Pasolini: dalla lingua della poesia alla lingua della realtà

Pier Paolo Pasolini (1922-1975) è un autore emblematico del Novecento perché è passato dalla fase modernista primo-novecentesca di Poesie a Carsarsa (1942), legata alla creazione di una lingua della poesia sul modello di Mallarmé e Pascoli, a una nuova fase, influenzata dal Neorealismo e dall’impegno politico di stampo gramsciano.

In Poesie a Casarsa Pasolini sceglie di scrivere poesie nella lingua friulana di Casarsa (terra d’origine della madre), la stessa lingua impiegata dai trovatori friulani del Medioevo, per trovare una lingua pura che fosse capace di restituire l’autenticità e il mistero a cui mira il poeta, non potendo servirsi della lingua della tribù, svilita a comunicazione.
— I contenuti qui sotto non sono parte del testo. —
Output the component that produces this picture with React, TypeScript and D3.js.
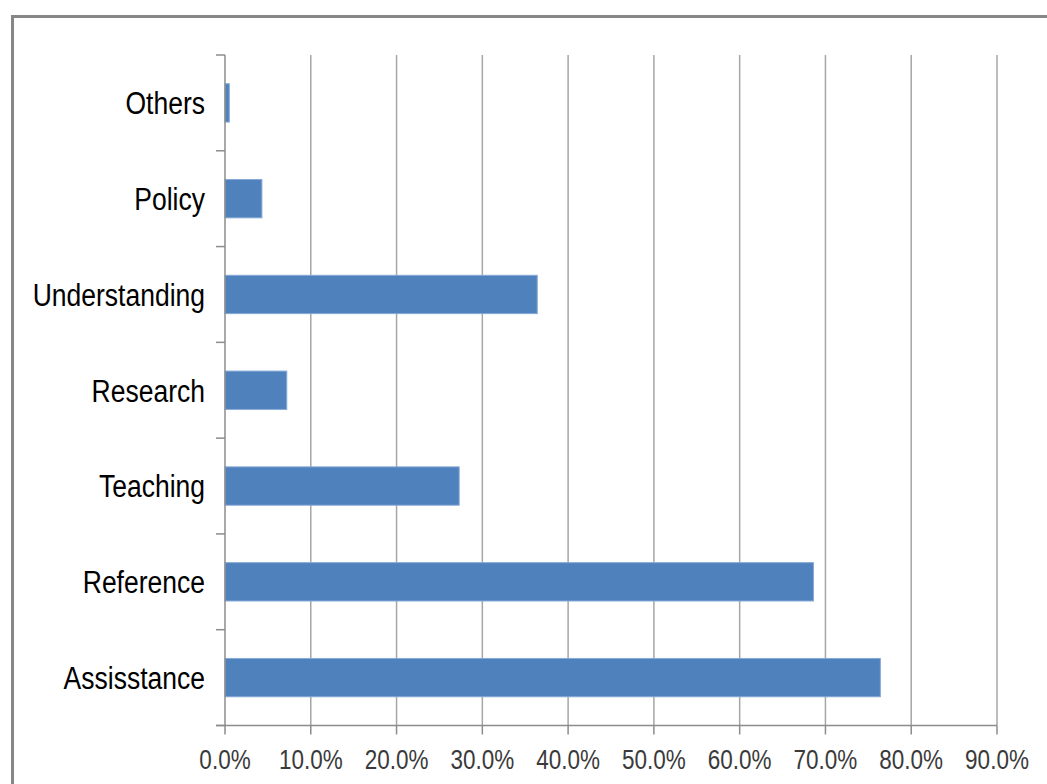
import React from "react";
import * as d3 from "d3";

const categories = ["Others", "Policy", "Understanding", "Research", "Teaching", "Reference", "Assisstance"];
const values = [0.5, 4.3, 36.4, 7.2, 27.3, 68.6, 76.4];
const tickValues = [0, 10, 20, 30, 40, 50, 60, 70, 80, 90];

const W = 1047;
const H = 784;
const left = 225;
const right = 997;
const top = 55;
const bottom = 725.5;

export default function App() {
  const x = d3.scaleLinear().domain([0, 90]).range([left, right]);
  const y = d3.scaleBand<string>().domain(categories).range([top, bottom]).paddingInner(0.6).paddingOuter(0.3);
  const step = y.step();
  const boundaries = d3.range(categories.length + 1).map((i) => top + i * ((bottom - top) / categories.length));
  const sy = 1.2;
  return (
    <svg width={W} height={H} style={{ position: "absolute", left: 0, top: 0, background: "#fff" }}>
      <rect x={0} y={0} width={W} height={H} fill="#fff" />
      {/* outer frame */}
      <path d={`M12.5,${H + 5} L12.5,16.5 L${W + 5},16.5`} fill="none" stroke="#878787" strokeWidth={3} />
      {/* gridlines */}
      {tickValues.slice(1).map((t) => (
        <line key={t} x1={x(t)} x2={x(t)} y1={top} y2={bottom} stroke="#a6a6a6" strokeWidth={1.5} />
      ))}
      {/* bars */}
      {categories.map((c, i) => (
        <rect
          key={c}
          x={x(0)}
          y={y(c)}
          width={x(values[i]) - x(0)}
          height={y.bandwidth()}
          fill="#4f81bd"
          stroke="#86a8d6"
          strokeWidth={1}
        />
      ))}
      {/* y axis */}
      <line x1={left} x2={left} y1={top} y2={bottom} stroke="#8c8c8c" strokeWidth={1.5} />
      {boundaries.map((b, i) => (
        <line key={i} x1={left - 9} x2={left} y1={b} y2={b} stroke="#8c8c8c" strokeWidth={1.5} />
      ))}
      {/* x axis */}
      <line x1={left - 9} x2={right} y1={bottom} y2={bottom} stroke="#8c8c8c" strokeWidth={1.5} />
      {tickValues.map((t) => (
        <line key={t} x1={x(t)} x2={x(t)} y1={bottom} y2={bottom + 9} stroke="#8c8c8c" strokeWidth={1.5} />
      ))}
      {/* x tick labels */}
      {tickValues.map((t) => (
        <text
          key={t}
          transform={`translate(${x(t)},${769}) scale(1,${sy})`}
          textAnchor="middle"
          fontFamily="Liberation Sans, Arial, sans-serif"
          fontSize={22.5}
          fill="#3a3a3a"
        >
          {t.toFixed(1) + "%"}
        </text>
      ))}
      {/* category labels */}
      {categories.map((c) => (
        <text
          key={c}
          transform={`translate(${205},${(y(c) as number) + y.bandwidth() / 2 + 9.5 * sy}) scale(1,${sy})`}
          textAnchor="end"
          fontFamily="Liberation Sans, Arial, sans-serif"
          fontSize={26.5}
          fill="#000"
        >
          {c}
        </text>
      ))}
    </svg>
  );
}
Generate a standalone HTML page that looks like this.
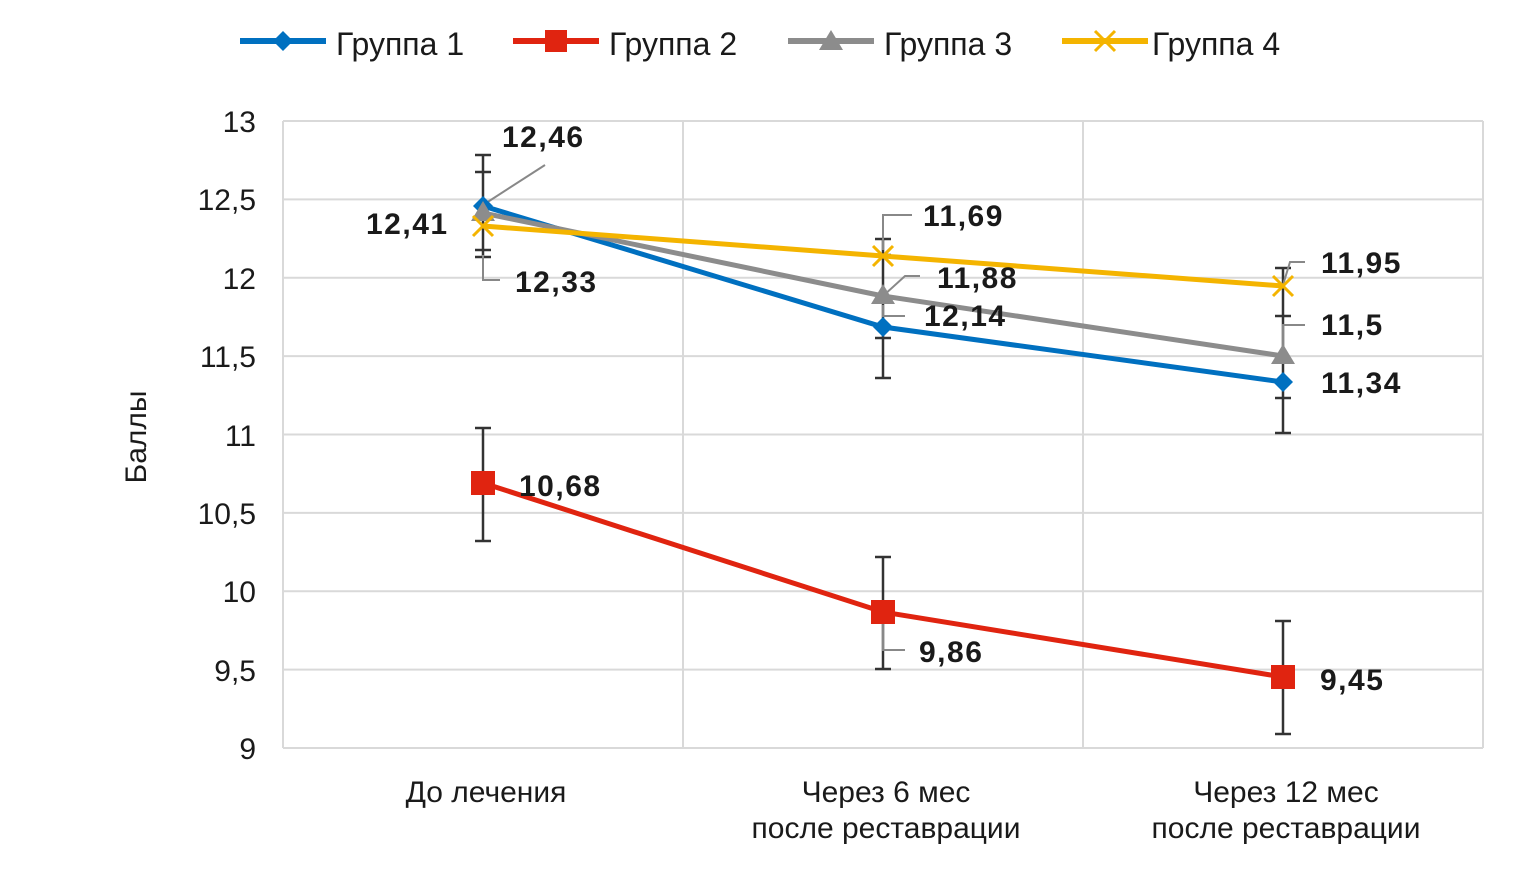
<!DOCTYPE html>
<html><head><meta charset="utf-8"><style>
html,body{margin:0;padding:0;background:#fff;}
svg{display:block;}
.t{font-family:"Liberation Sans Narrow","Liberation Sans",sans-serif;fill:#1a1a1a;}
.d{font-family:"Liberation Sans",sans-serif;font-weight:bold;font-size:30px;letter-spacing:1.5px;fill:#1a1a1a;}
</style></head><body>
<svg width="1522" height="875" viewBox="0 0 1522 875" xmlns="http://www.w3.org/2000/svg">
<g stroke="#d9d9d9" stroke-width="2" fill="none">
<line x1="283" y1="121" x2="1483" y2="121"/>
<line x1="283" y1="199.4" x2="1483" y2="199.4"/>
<line x1="283" y1="277.8" x2="1483" y2="277.8"/>
<line x1="283" y1="356.1" x2="1483" y2="356.1"/>
<line x1="283" y1="434.5" x2="1483" y2="434.5"/>
<line x1="283" y1="512.9" x2="1483" y2="512.9"/>
<line x1="283" y1="591.3" x2="1483" y2="591.3"/>
<line x1="283" y1="669.6" x2="1483" y2="669.6"/>
<line x1="283" y1="748" x2="1483" y2="748"/>
<line x1="283" y1="121" x2="283" y2="748"/>
<line x1="683" y1="121" x2="683" y2="748"/>
<line x1="1083" y1="121" x2="1083" y2="748"/>
<line x1="1483" y1="121" x2="1483" y2="748"/>
</g>
<g class="t" font-size="30" text-anchor="end">
<text x="256" y="132">13</text>
<text x="256" y="210">12,5</text>
<text x="256" y="289">12</text>
<text x="256" y="367">11,5</text>
<text x="256" y="446">11</text>
<text x="256" y="524">10,5</text>
<text x="256" y="602">10</text>
<text x="256" y="681">9,5</text>
<text x="256" y="759">9</text>
</g>
<text class="t" font-size="30" transform="translate(146,437) rotate(-90)" text-anchor="middle">Баллы</text>
<g class="t" font-size="30" text-anchor="middle">
<text x="486" y="802">До лечения</text>
<text x="886" y="802">Через 6 мес</text>
<text x="886" y="838">после реставрации</text>
<text x="1286" y="802">Через 12 мес</text>
<text x="1286" y="838">после реставрации</text>
</g>
<g stroke="#333" stroke-width="2.5" fill="none">
<path d="M483 155V257M475 155H491M475 172H491M475 250H491M475 257H491"/>
<path d="M483 428V541M475 428H491M475 541H491"/>
<path d="M883 239V378M875 239H891M875 255H891M875 338H891M875 378H891"/>
<path d="M883 557V669M875 557H891M875 669H891"/>
<path d="M1283 268V433M1275 268H1291M1275 316H1291M1275 398H1291M1275 433H1291"/>
<path d="M1283 621V734M1275 621H1291M1275 734H1291"/>
</g>
<g stroke="#888" stroke-width="2" fill="none">
<path d="M483 205L545 165"/>
<path d="M483 255V280H500"/>
<path d="M883 250V215H912"/>
<path d="M883 296L905 276H920"/>
<path d="M883 305V316H905"/>
<path d="M883 614V650H905"/>
<path d="M1283 285L1290 262H1305"/>
<path d="M1283 353V325H1305"/>
</g>
<polyline points="483,206 883,327 1283,382" fill="none" stroke="#0070c0" stroke-width="5"/>
<polyline points="483,483 883,612 1283,677" fill="none" stroke="#e02410" stroke-width="5"/>
<polyline points="483,213 883,296 1283,356" fill="none" stroke="#8c8c8c" stroke-width="5"/>
<polyline points="483,226 883,256 1283,286" fill="none" stroke="#f4b400" stroke-width="5"/>
<g fill="#0070c0"><path d="M483 196l10 10-10 10-10-10z"/><path d="M883 317l10 10-10 10-10-10z"/><path d="M1283 372l10 10-10 10-10-10z"/></g>
<g fill="#e02410"><rect x="471" y="471" width="24" height="24"/><rect x="871" y="600" width="24" height="24"/><rect x="1271" y="665" width="24" height="24"/></g>
<g fill="#8c8c8c"><path d="M483 201l12 20h-24z"/><path d="M883 284l12 20h-24z"/><path d="M1283 344l12 20h-24z"/></g>
<g stroke="#f4b400" stroke-width="3"><path d="M473 216l20 20M493 216l-20 20M873 246l20 20M893 246l-20 20M1273 276l20 20M1293 276l-20 20"/></g>
<text class="d" x="502" y="147">12,46</text>
<text class="d" x="366" y="234">12,41</text>
<text class="d" x="515" y="292">12,33</text>
<text class="d" x="923" y="226">11,69</text>
<text class="d" x="937" y="288">11,88</text>
<text class="d" x="924" y="326">12,14</text>
<text class="d" x="1321" y="273">11,95</text>
<text class="d" x="1321" y="335">11,5</text>
<text class="d" x="1321" y="393">11,34</text>
<text class="d" x="519" y="496">10,68</text>
<text class="d" x="919" y="662">9,86</text>
<text class="d" x="1320" y="690">9,45</text>
<g stroke-width="6">
<line x1="240" y1="41" x2="326" y2="41" stroke="#0070c0"/>
<line x1="513" y1="41" x2="599" y2="41" stroke="#e02410"/>
<line x1="788" y1="41" x2="874" y2="41" stroke="#8c8c8c"/>
<line x1="1062" y1="41" x2="1148" y2="41" stroke="#f4b400"/>
</g>
<path d="M283 31l10 10-10 10-10-10z" fill="#0070c0"/>
<rect x="545" y="30" width="22" height="22" fill="#e02410"/>
<path d="M831 30l12 20h-24z" fill="#8c8c8c"/>
<path d="M1095 31l20 20M1115 31l-20 20" stroke="#f4b400" stroke-width="3"/>
<g class="t" font-size="32">
<text x="336" y="55">Группа 1</text>
<text x="609" y="55">Группа 2</text>
<text x="884" y="55">Группа 3</text>
<text x="1152" y="55">Группа 4</text>
</g>
</svg>
</body></html>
Negli anni Cinquanta, però, prima con il passaggio al romanzo, Ragazzi di vita (1955), in cui, pur narrando le vicende di ragazzi degli strati popolari residenti nelle borgate romane, rinuncia al dialetto, poi con il libro di poesie, Le ceneri di Gramsci del 1956, cambia poetica.

Nel saggio La confusione degli stili («Officina», 9-10, 1958) Pasolini si interroga su quale lingua si possa fondare la “nuova poesia” (specchio della “nuova cultura”, ovvero la cultura marxista anni ’40-’50): non potendo contare né sulla “koinè strumentale”, creazione della borghesia conservatrice, “la lingua dei giornali, dei rapporti pratici interregionali”, “l’italiano insomma della piccola borghesia che va al potere”, né sul “gergo letterario” delle élite culturali, appartenenti alle “avanguardie borghesi”, “un’innovazione letteraria determinata da una nuova cultura nel suo farsi, dovrebbe presentarsi come atto politico contrario ad ambedue queste tendenze”.

Pasolini parla qui dell’impegno morale ispirato in lui dall’esempio di Gramsci, dalla sua concezione del pensiero marxista, che lo ha portato a rinunciare alla “libertà stilistica” novecentesca, all’assunzione mallarméana di una “lingua privata” della poesia, per un nuovo sperimentalismo stilistico che presupponesse “una lotta innovatrice non nello stile ma nella cultura e nello spirito”.